BioWorld Today Correspondent
GPC Biotech AG is continuing to radically prune its organization. The latest round of job cuts, announced Monday, will trim the company back to just 63 employees: 14 in its Munich, Germany-based headquarters and 49 at its Princeton, N.J., clinical development site.
The cutbacks primarily affect the company's early stage research activities in Munich.
Two of the company's co-founders and senior executives are leaving - Chief Operating Officer Elmar Maier and Chief Scientific Officer Sebastian Meier-Ewert - although they will be available to the company in an advisory capacity.
GPC had 316 people on the payroll as recently as last August. That was before the first of several rounds of job cuts was initiated, following the failure of its prostate cancer drug satraplatin, first to gain fast-track approval in the U.S., based on progression-free-survival data, and then to demonstrate an overall survival benefit in a Phase III registration trial.
GPC entered 2008 with about €65 million (US$96.4 million) cash, enough, it said, to fund its activities for the next three years. It now plans to focus its resources on continued development of satraplatin, an orally available platinum compound, which is still in several combination trials, and on a series of cell cycle inhibitors that are still in preclinical development.
"We intend to start a clinical program within the next six months," GPC Biotech spokesman Martin Braendle told BioWorld Today.
The company is consulting with its partners - Boulder, Colo.-based Pharmion Corp. in Europe and Tokyo-based Yakult Honsha Co. Ltd. in Japan - and with opinion leaders on a future development path for satraplatin, but it will be some time before that becomes clear. A response to Pharmion's marketing application authorization, which it filed with the London-based European Medicine's Agency last June, is expected in the second half of this year.

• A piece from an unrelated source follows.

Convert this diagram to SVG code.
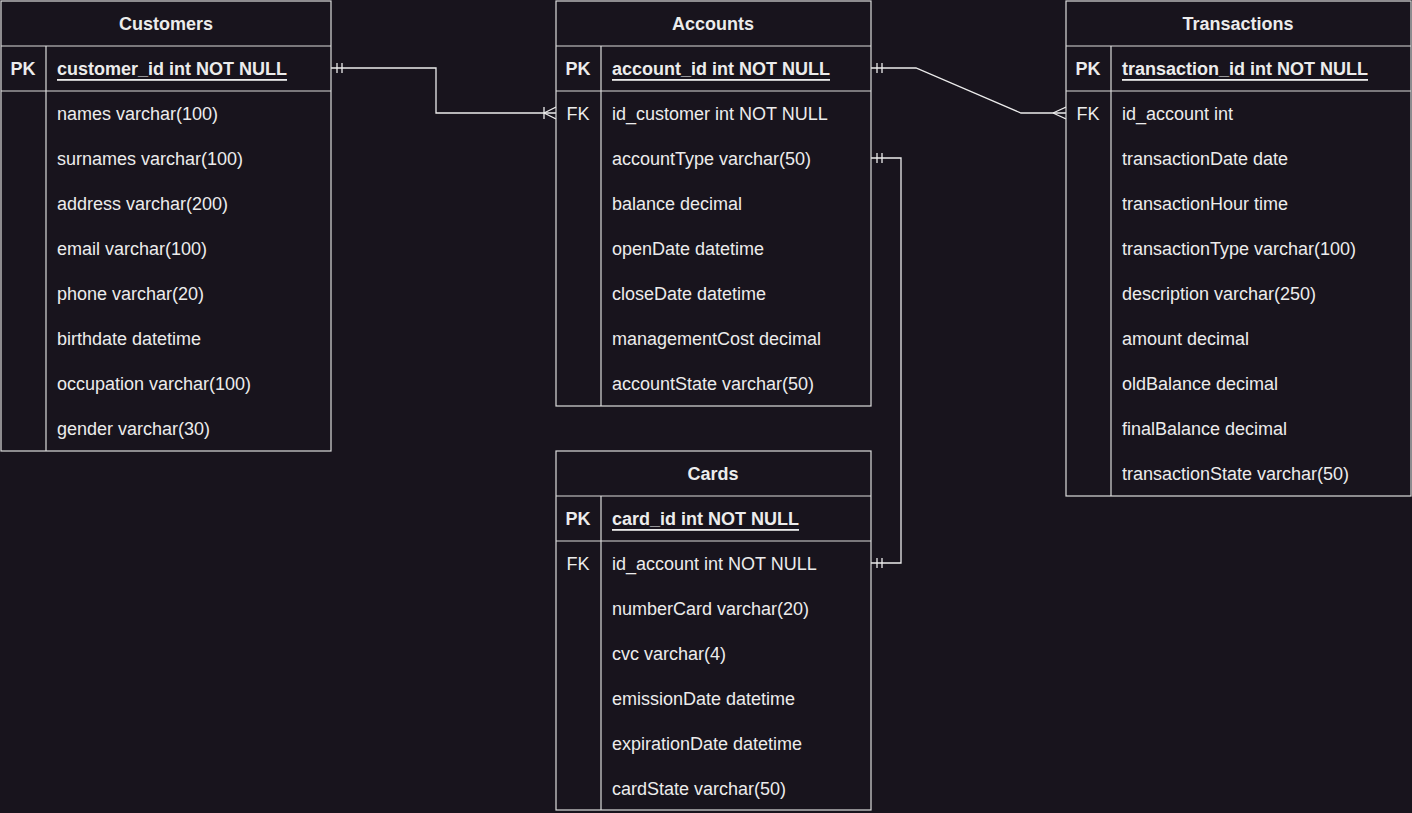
<svg xmlns="http://www.w3.org/2000/svg" width="1412" height="813" viewBox="0 0 1412 813">
<style>
.box{fill:#18141d;stroke:#dcdcdc;stroke-width:1.2}
.ln{stroke:#dcdcdc;stroke-width:1.2;fill:none}
.t{font-family:"Liberation Sans",Arial,sans-serif;font-size:18px;fill:#ececec;dominant-baseline:central}
.b{font-weight:bold}
.h{font-weight:bold;text-anchor:middle}
.k{text-anchor:middle}
.u{text-decoration:underline}
.c{stroke:#ececec;stroke-width:1.3;fill:none}
</style>
<defs>
<marker id="one" viewBox="0 0 20 20" markerWidth="20" markerHeight="20" refX="0" refY="10" orient="auto" markerUnits="userSpaceOnUse">
<path d="M6,5 V15 M11,5 V15" stroke="#ececec" stroke-width="1.3" fill="none"/>
</marker>
<marker id="oneEnd" viewBox="0 0 20 20" markerWidth="20" markerHeight="20" refX="20" refY="10" orient="auto" markerUnits="userSpaceOnUse">
<path d="M9,5 V15 M14,5 V15" stroke="#ececec" stroke-width="1.3" fill="none"/>
</marker>
<marker id="manyBar" viewBox="0 0 20 20" markerWidth="20" markerHeight="20" refX="20" refY="10" orient="auto" markerUnits="userSpaceOnUse">
<path d="M8,4 V16 M8,10 L20,4 M8,10 L20,16" stroke="#ececec" stroke-width="1.3" fill="none"/>
</marker>
<marker id="many" viewBox="0 0 20 20" markerWidth="20" markerHeight="20" refX="20" refY="10" orient="auto" markerUnits="userSpaceOnUse">
<path d="M7,10 L20,4 M7,10 L20,16" stroke="#ececec" stroke-width="1.3" fill="none"/>
</marker>
</defs>
<rect x="0" y="0" width="1412" height="813" fill="#18141d"/>

<g id="connectors">
<path class="c" d="M331,68 H436 V113 H556" marker-start="url(#one)" marker-end="url(#manyBar)"/>
<path class="c" d="M871,68 H916 L1021,113 H1066" marker-start="url(#one)" marker-end="url(#many)"/>
<path class="c" d="M871,158 H901 V563 H871" marker-start="url(#one)" marker-end="url(#oneEnd)"/>
</g>

<g id="customers">
<rect class="box" x="1" y="1" width="330" height="450"/>
<line class="ln" x1="1" y1="46" x2="331" y2="46"/>
<line class="ln" x1="1" y1="91" x2="331" y2="91"/>
<line class="ln" x1="46" y1="46" x2="46" y2="451"/>
<g transform="translate(0,1)">
<text class="t h" x="166" y="23">Customers</text>
<text class="t h" x="23" y="68">PK</text>
<text class="t b u" x="57" y="68">customer_id int NOT NULL</text>
<text class="t" x="57" y="113">names varchar(100)</text>
<text class="t" x="57" y="158">surnames varchar(100)</text>
<text class="t" x="57" y="203">address varchar(200)</text>
<text class="t" x="57" y="248">email varchar(100)</text>
<text class="t" x="57" y="293">phone varchar(20)</text>
<text class="t" x="57" y="338">birthdate datetime</text>
<text class="t" x="57" y="383">occupation varchar(100)</text>
<text class="t" x="57" y="428">gender varchar(30)</text>
</g>
</g>

<g id="accounts">
<rect class="box" x="556" y="1" width="315" height="405"/>
<line class="ln" x1="556" y1="46" x2="871" y2="46"/>
<line class="ln" x1="556" y1="91" x2="871" y2="91"/>
<line class="ln" x1="601" y1="46" x2="601" y2="406"/>
<g transform="translate(0,1)">
<text class="t h" x="713" y="23">Accounts</text>
<text class="t h" x="578" y="68">PK</text>
<text class="t b u" x="612" y="68">account_id int NOT NULL</text>
<text class="t k" x="578" y="113">FK</text>
<text class="t" x="612" y="113">id_customer int NOT NULL</text>
<text class="t" x="612" y="158">accountType varchar(50)</text>
<text class="t" x="612" y="203">balance decimal</text>
<text class="t" x="612" y="248">openDate datetime</text>
<text class="t" x="612" y="293">closeDate datetime</text>
<text class="t" x="612" y="338">managementCost decimal</text>
<text class="t" x="612" y="383">accountState varchar(50)</text>
</g>
</g>

<g id="transactions">
<rect class="box" x="1066" y="1" width="345" height="495"/>
<line class="ln" x1="1066" y1="46" x2="1411" y2="46"/>
<line class="ln" x1="1066" y1="91" x2="1411" y2="91"/>
<line class="ln" x1="1111" y1="46" x2="1111" y2="496"/>
<g transform="translate(0,1)">
<text class="t h" x="1238" y="23">Transactions</text>
<text class="t h" x="1088" y="68">PK</text>
<text class="t b u" x="1122" y="68">transaction_id int NOT NULL</text>
<text class="t k" x="1088" y="113">FK</text>
<text class="t" x="1122" y="113">id_account int</text>
<text class="t" x="1122" y="158">transactionDate date</text>
<text class="t" x="1122" y="203">transactionHour time</text>
<text class="t" x="1122" y="248">transactionType varchar(100)</text>
<text class="t" x="1122" y="293">description varchar(250)</text>
<text class="t" x="1122" y="338">amount decimal</text>
<text class="t" x="1122" y="383">oldBalance decimal</text>
<text class="t" x="1122" y="428">finalBalance decimal</text>
<text class="t" x="1122" y="473">transactionState varchar(50)</text>
</g>
</g>

<g id="cards">
<rect class="box" x="556" y="451" width="315" height="359"/>
<line class="ln" x1="556" y1="496" x2="871" y2="496"/>
<line class="ln" x1="556" y1="541" x2="871" y2="541"/>
<line class="ln" x1="601" y1="496" x2="601" y2="810"/>
<g transform="translate(0,1)">
<text class="t h" x="713" y="473">Cards</text>
<text class="t h" x="578" y="518">PK</text>
<text class="t b u" x="612" y="518">card_id int NOT NULL</text>
<text class="t k" x="578" y="563">FK</text>
<text class="t" x="612" y="563">id_account int NOT NULL</text>
<text class="t" x="612" y="608">numberCard varchar(20)</text>
<text class="t" x="612" y="653">cvc varchar(4)</text>
<text class="t" x="612" y="698">emissionDate datetime</text>
<text class="t" x="612" y="743">expirationDate datetime</text>
<text class="t" x="612" y="788">cardState varchar(50)</text>
</g>
</g>
</svg>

The company is "not currently" thinking of consolidating the company to a single location, Braendle said. "We still are a German 'AG' [an abbreviation for 'Aktiengesellschaft' or corporation], and the headquarters are still in Germany. If you run a trial in Europe, you need people over here," he added.
The company will move one of its cell cycle inhibitors, RGB-286638, into a Phase I clinical trial in solid tumors initially. A second Phase I study, in a hematologic cancer, will follow soon afterward in the U.S.
The company has, however, decided to halt development of a monoclonal antibody, 1D09C3, which had been in development for relapsed/refractory B-cell lymphomas. The molecule belongs to the IgG4 family, members of which exhibit a domain swapping property that can result in the formation of new antibodies with unknown effects. GPC said 1D09C3 displays that activity.
The company also is exploring other potential avenues of expansion. "We do not rule out in-licensing. Probably more of a focus is M&A," Braendle said. The ideal candidate would be an oncology firm, preferably with clinical stage assets.
The latest move looks as if the company is grooming itself for a merger with an American oncology firm, said one analyst who preferred to remain anonymous. "It now looks like Munich is basically dead, with 14 people there," he said. The fact that its current cash will last for three years "really implies that nothing big will happen in the meantime."
Novacea, Inc., of South San Francisco, is one potential candidate, he said, as it has about $100 million in cash and pipeline problems of its own.
"Two fallen angels will put their cash together and try something new," he said.
The stock (Frankfurt:GPC; NASDAQ:GPCB) closed at €2.64 on the Xetra electronic exchange in Frankfurt Monday, up 5.6 percent on Friday's close.